How do we get buy-in from senior leaders?

Focus on business outcomes they care about—revenue, retention, speed. Show a small pilot that connects training to one of those metrics. Use their language. Avoid L&D jargon like 'learning analytics' and instead say 'we can show which training investments actually improve sales performance.'

Should we build or buy analytics tools?

For most organizations, buying is faster and more reliable for dashboards and basic skills gap analysis. Building makes sense only if you have unique data integration needs or a strong in-house data team. Start with a low-cost or free tool (many LMS platforms have built-in analytics) and upgrade as you prove value.

How often should we refresh our skills gap analysis?

At least annually, but more frequently if your industry changes rapidly (e.g., tech). Some organizations do a light refresh quarterly by analyzing new performance data and manager input, with a deep dive every 12–18 months. The key is to treat it as a living document, not a one-time report.

What if our data shows that a popular program is ineffective?

That is uncomfortable but valuable.

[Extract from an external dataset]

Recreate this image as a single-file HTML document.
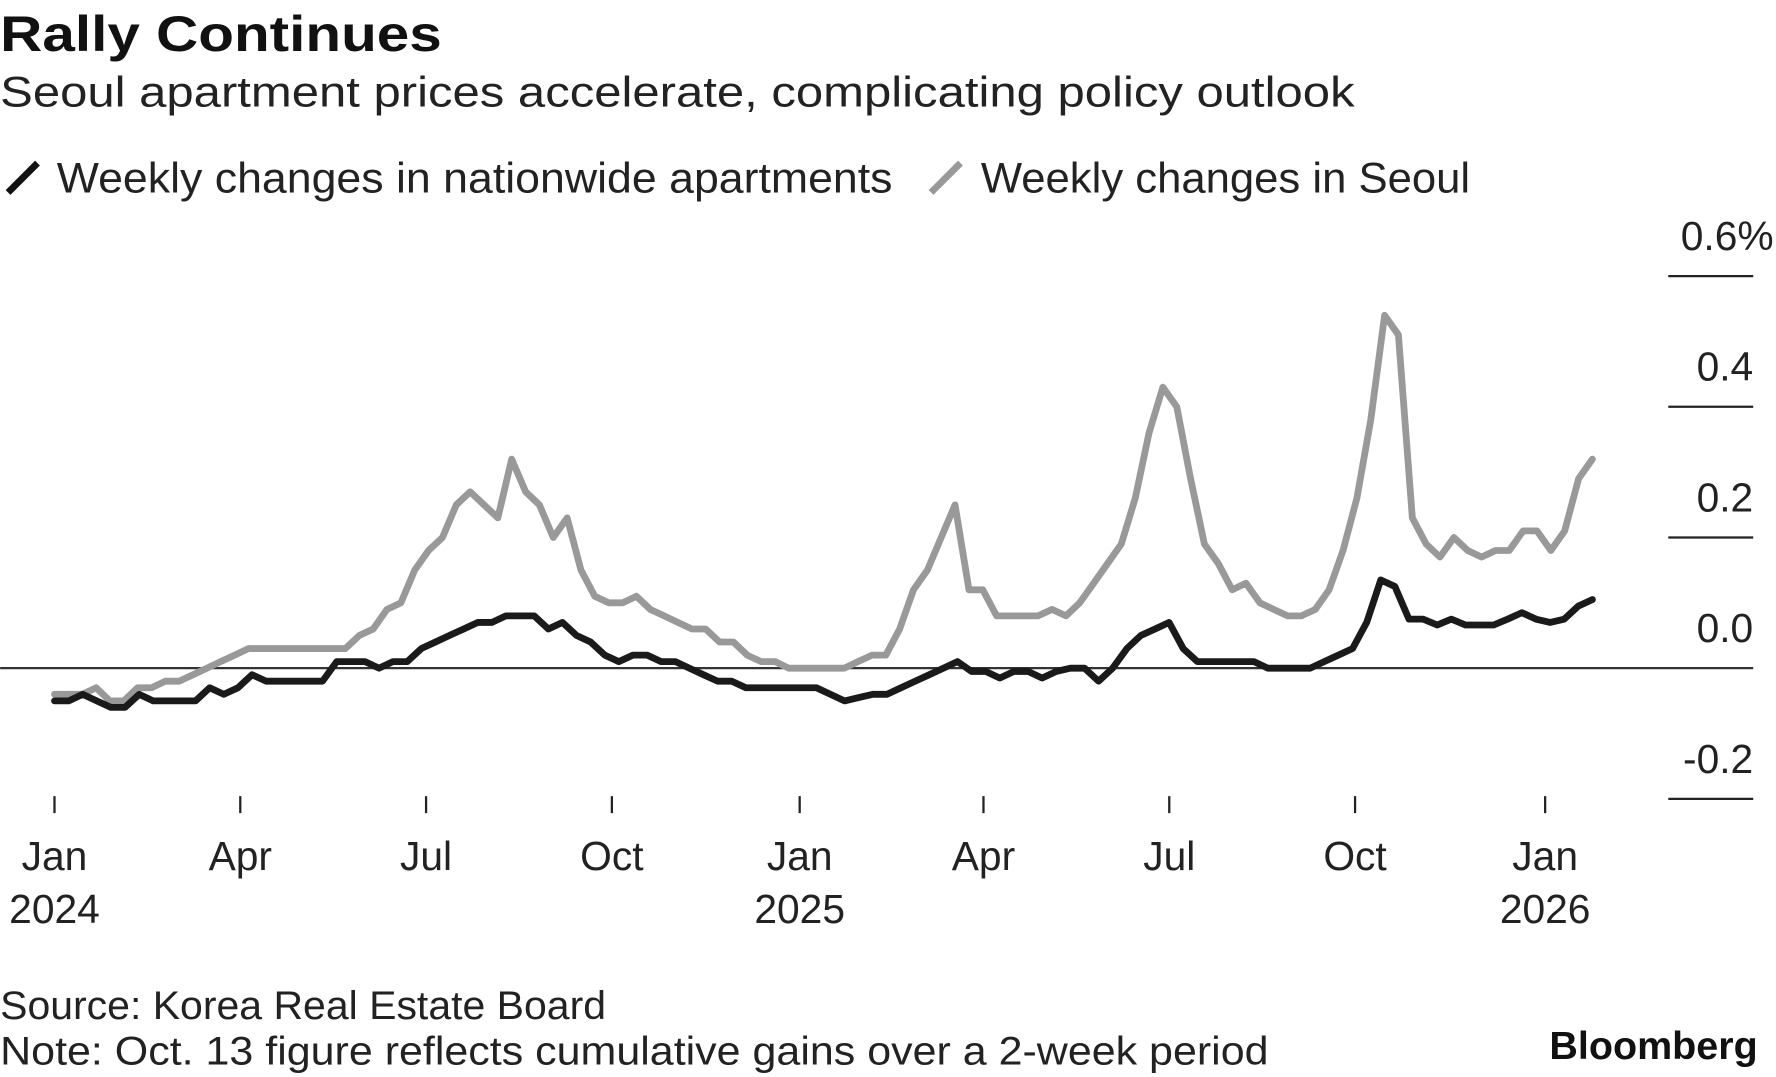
<!DOCTYPE html>
<html><head><meta charset="utf-8"><style>
html,body{margin:0;padding:0;background:#fff;}
svg{display:block;font-family:"Liberation Sans",sans-serif;}
</style></head><body>
<svg id="chart" width="1776" height="1077" viewBox="0 0 1568 951" xmlns="http://www.w3.org/2000/svg">
<rect width="1568" height="951" fill="#fff"/>
<text x="0" y="45" font-size="44" font-weight="bold" fill="#111" textLength="390" lengthAdjust="spacingAndGlyphs">Rally Continues</text>
<text x="0" y="94" font-size="38" fill="#222" textLength="1196" lengthAdjust="spacingAndGlyphs">Seoul apartment prices accelerate, complicating policy outlook</text>
<g>
<line x1="7" y1="170" x2="33" y2="144" stroke="#111" stroke-width="6"/>
<text x="50" y="170" font-size="38" fill="#222" textLength="738" lengthAdjust="spacingAndGlyphs">Weekly changes in nationwide apartments</text>
<line x1="822" y1="170" x2="848" y2="144" stroke="#999" stroke-width="6"/>
<text x="866" y="170" font-size="38" fill="#222" textLength="432" lengthAdjust="spacingAndGlyphs">Weekly changes in Seoul</text>
</g>
<g id="yaxis"></g>
<g id="xaxis"></g>
<g id="series"></g>
<text x="0" y="900" font-size="35" fill="#222" textLength="535" lengthAdjust="spacingAndGlyphs">Source: Korea Real Estate Board</text>
<text x="0" y="940" font-size="35" fill="#222" textLength="1120" lengthAdjust="spacingAndGlyphs">Note: Oct. 13 figure reflects cumulative gains over a 2-week period</text>
<text x="1368" y="935" font-size="34" font-weight="bold" fill="#111" textLength="184" lengthAdjust="spacingAndGlyphs">Bloomberg</text>
</svg>
<script>
const yTicks = [-0.2, 0.0, 0.2, 0.4, 0.6];
const yTickLabels = ["-0.2", "0.0", "0.2", "0.4", "0.6%"];
const xTickMonths = ["Jan","Apr","Jul","Oct","Jan","Apr","Jul","Oct","Jan"];
const xTickYears = ["2024","","","","2025","","","","2026"];
const xTickWeeks = [0, 13, 26, 39, 52.14, 65, 78, 91, 104.3];
const nationwide = [-0.05,-0.05,-0.04,-0.05,-0.06,-0.06,-0.04,-0.05,-0.05,-0.05,-0.05,-0.03,-0.04,-0.03,-0.01,-0.02,-0.02,-0.02,-0.02,-0.02,0.01,0.01,0.01,0.00,0.01,0.01,0.03,0.04,0.05,0.06,0.07,0.07,0.08,0.08,0.08,0.06,0.07,0.05,0.04,0.02,0.01,0.02,0.02,0.01,0.01,0.00,-0.01,-0.02,-0.02,-0.03,-0.03,-0.03,-0.03,-0.03,-0.03,-0.04,-0.05,-0.045,-0.04,-0.04,-0.03,-0.02,-0.01,0.00,0.01,-0.005,-0.005,-0.015,-0.005,-0.005,-0.015,-0.005,0.00,0.00,-0.02,0.00,0.03,0.05,0.06,0.07,0.03,0.01,0.01,0.01,0.01,0.01,0.00,0.00,0.00,0.00,0.01,0.02,0.03,0.07,0.135,0.125,0.075,0.075,0.066,0.075,0.066,0.066,0.066,0.075,0.085,0.075,0.07,0.075,0.095,0.105];
const seoul = [-0.04,-0.04,-0.04,-0.03,-0.05,-0.05,-0.03,-0.03,-0.02,-0.02,-0.01,0.00,0.01,0.02,0.03,0.03,0.03,0.03,0.03,0.03,0.03,0.03,0.05,0.06,0.09,0.10,0.15,0.18,0.20,0.25,0.27,0.25,0.23,0.32,0.27,0.25,0.20,0.23,0.15,0.11,0.10,0.10,0.11,0.09,0.08,0.07,0.06,0.06,0.04,0.04,0.02,0.01,0.01,0.00,0.00,0.00,0.00,0.00,0.01,0.02,0.02,0.06,0.12,0.15,0.20,0.25,0.12,0.12,0.08,0.08,0.08,0.08,0.09,0.08,0.10,0.13,0.16,0.19,0.26,0.36,0.43,0.40,0.29,0.19,0.16,0.12,0.13,0.10,0.09,0.08,0.08,0.09,0.12,0.18,0.26,0.38,0.54,0.51,0.23,0.19,0.17,0.20,0.18,0.17,0.18,0.18,0.21,0.21,0.18,0.21,0.29,0.32];

const NS = "http://www.w3.org/2000/svg";
const X0 = 48, XW = 12.62, Y0 = 590, YS = 577;
function xScale(w){ return X0 + w*XW; }
function yScale(v){ return Y0 - v*YS; }
function mk(tag, attrs, parent){ const e=document.createElementNS(NS,tag); for(const k in attrs) e.setAttribute(k,attrs[k]); parent.appendChild(e); return e; }

const yg = document.getElementById('yaxis');
yTicks.forEach((v,i)=>{
  const y = yScale(v);
  const ln = mk('line',{x1: v===0?0:1473, x2:1548, y1:y, y2:y, stroke: v===0?'#333':'#222', 'stroke-width': 2}, yg);
  
  
  const t = mk('text',{x: i===yTicks.length-1?1566:1548, y:y-23, 'font-size':36, fill:'#222', 'text-anchor':'end'}, yg);
  t.textContent = yTickLabels[i];
  
  
});

const xg = document.getElementById('xaxis');
xTickWeeks.forEach((w,i)=>{
  const x = xScale(w);
  const tk = mk('line',{x1:x,x2:x,y1:703,y2:718,stroke:'#222','stroke-width':2}, xg);
  
  
  const t = mk('text',{x:x,y:768,'font-size':36,fill:'#222','text-anchor':'middle'}, xg);
  t.textContent = xTickMonths[i];
  
  
  if (xTickYears[i]) {
    const ty = mk('text',{x:x,y:815,'font-size':36,fill:'#222','text-anchor':'middle'}, xg);
    ty.textContent = xTickYears[i];
    
    
  }
});

const sg = document.getElementById('series');
function drawLine(vals, color, name){
  const step = (1406 - X0) / XW / (vals.length - 1);
  const d = vals.map((v,i)=> (i?'L':'M') + xScale(i*step).toFixed(1) + ',' + yScale(v).toFixed(1)).join(' ');
  const p = mk('path',{d:d, fill:'none', stroke:color, 'stroke-width':6, 'stroke-linejoin':'round', 'stroke-linecap':'round'}, sg);
  
  
}
drawLine(seoul, '#999', 'seoul-line');
drawLine(nationwide, '#1a1a1a', 'nationwide-line');
</script>
</body></html>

Present the data objectively, focusing on the opportunity to reallocate resources to something that works. Propose a small experiment to test an alternative. Most leaders respect data-driven honesty over defending the status quo.

Your Next Moves: A Practical Recap

Data-driven training is not a destination; it is a practice. Here are three specific actions you can take this week:

  • Pick one business outcome that training should influence—for example, reduce onboarding time for new engineers by 20%. Write it down and share it with your team.
  • Run a 30-minute data inventory with your LMS admin and HRIS owner. List all available data fields. Identify the top three gaps to fill.
  • Choose your primary approach from the three models above based on your data readiness and business needs. Commit to a 12-week pilot, no more.

These steps will move you from discussion to action. The organizations that succeed are not the ones with the most sophisticated analytics; they are the ones that start, iterate, and stay focused on outcomes. Your next step is to begin.